I see BlackBerry taking Nextel's line and focusing on business. They are not doing well in the consumer market now that everyone has push email.
Microsoft will buy Palm and continue to make an OK phone OS but fail miserably with equipment.
Android will integrate into more and more things. It will replace Chrome as Google's OS of choice for anything not PC. Netbooks, indash units, possibly even DVR's.
Apple will continue to be the Bose of cellular. It will release things with lots of shine and even more hype that don't really innovate but they do intrigue.
RIM and Nextel arn't competitors. Two completly different industies. Heck, you can get BB phones on Nextel. Sprint will kill off IDEN (Nextel) when they are completly overlaid with WiMax. The last PTT dinosaurs will have to suffice with Qchat. This could be the perfect time for someone like Motorola to go back to something they know best, radio communications, purchase the block D 700mhz spectrum, and build a nationwide two way radio network for public service and buisness kinda like the TETRA network in Europe.
MS won't buy Palm. They should have before they made WM7. And I disagree about WM. Hardware has almost allways been it's strength. Anything we see on a phone today (camera, bluetooth, wifi, apps) started out in WM. It's the OS that has always been the problem. And MS hasn't kept up with the trends, and now it's dead. WM7 will die a quiet death within 3 years.
And you summed up Apple to a T. Though they take good ideas that others have had and make them work simple and easy. That was always one of the problems with smartphones, too hard for the average person to use until the iPhone.

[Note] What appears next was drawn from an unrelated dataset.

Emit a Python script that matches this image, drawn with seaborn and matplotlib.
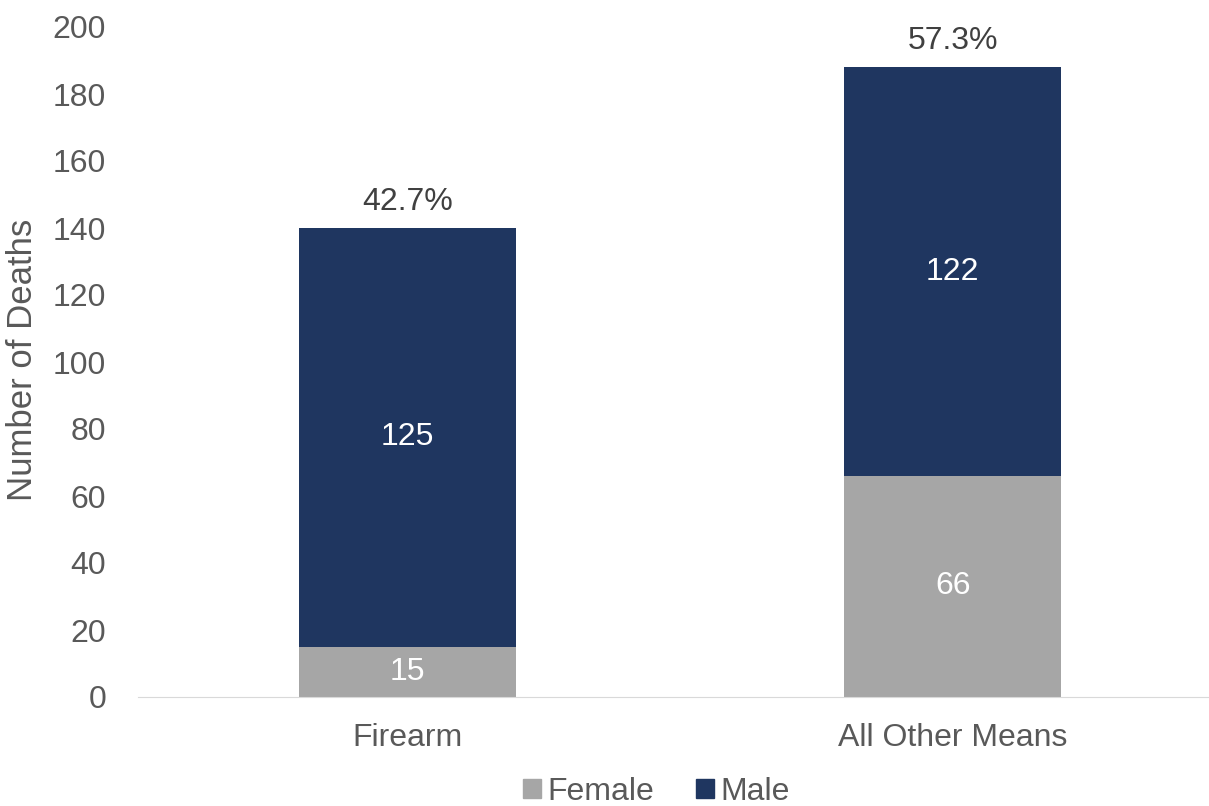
import matplotlib
matplotlib.use("Agg")
import matplotlib.pyplot as plt
import seaborn as sns
import pandas as pd
from matplotlib.patches import Patch

# chart data
MEANS = ["Firearm", "All Other Means"]
FEMALE = [15, 66]
MALE = [125, 122]
PERCENT = ["42.7%", "57.3%"]

MALE_COLOR = "#1F3660"
FEMALE_COLOR = "#A6A6A6"
TEXT_COLOR = "#595959"
FS = 23

sns.set_style("white")
plt.rcParams["font.family"] = ["Liberation Sans", "DejaVu Sans"]

totals = [f + m for f, m in zip(FEMALE, MALE)]
df = pd.DataFrame({"means": MEANS, "female": FEMALE, "total": totals})

fig = plt.figure(figsize=(12.09, 8.06), dpi=100)
ax = fig.add_axes([138 / 1209, 1 - 697 / 806, 1 - 138 / 1209, (697 - 27) / 806])

# stacked bars: full totals in male colour, female part drawn over it
sns.barplot(data=df, x="means", y="total", color=MALE_COLOR, width=0.398,
            saturation=1, linewidth=0, ax=ax)
sns.barplot(data=df, x="means", y="female", color=FEMALE_COLOR, width=0.398,
            saturation=1, linewidth=0, ax=ax)

for i in range(len(MEANS)):
    ax.text(i, FEMALE[i] / 2, str(FEMALE[i]), ha="center", va="center",
            color="white", fontsize=FS)
    ax.text(i, FEMALE[i] + MALE[i] / 2, str(MALE[i]), ha="center",
            va="center", color="white", fontsize=FS)
    ax.text(i, totals[i] + 7.8, PERCENT[i], ha="center", va="center",
            color="#404040", fontsize=FS)

ax.set_xlim(-0.495, 1.47)
ax.set_ylim(0, 200)
ax.set_yticks(range(0, 201, 20))
ax.tick_params(axis="both", labelsize=FS, labelcolor=TEXT_COLOR, length=0)
ax.tick_params(axis="x", pad=19)
ax.tick_params(axis="y", pad=23)
ax.set_xlabel("")
ax.set_ylabel("Number of Deaths", fontsize=25, color=TEXT_COLOR)
ax.yaxis.set_label_coords(-0.0925, 0.503)

sns.despine(ax=ax, left=True)
ax.spines["bottom"].set_color("#D9D9D9")

handles = [Patch(color=FEMALE_COLOR, label="Female"),
           Patch(color=MALE_COLOR, label="Male")]
fig.legend(handles=handles, loc="lower center", ncol=2, frameon=False,
           fontsize=FS, labelcolor=TEXT_COLOR, handlelength=0.55,
           handleheight=0.55, handletextpad=0.22, columnspacing=1.3,
           borderaxespad=0, borderpad=0.05,
           bbox_to_anchor=(0.543, -0.003))

fig.savefig("out.png", dpi=100)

I see our phones becoming our computers. Look at Japan. Almost 100% phone penetration, but PC's are in less than 1/2 of homes now and falling. Requiring a PC/Mac for activation and syncing is one reason the iPhone is almost non existent in Japan. Apple really need to do away with requireing iTunes for the iPhone/iPad. Include MobileMe with iPhone service to the carriers. Bundle the cost either with the device or as a monthly charge, but keep it to a couple of dollars a month at most (since they don't do anything for free).
Completly agree about Android. Were gonna see it in almost everything. Yesterday there was an article on Engadget and Gizmodo about an Android powered TV. We may see Android in toasters in a couple of years if things keep going they way they are.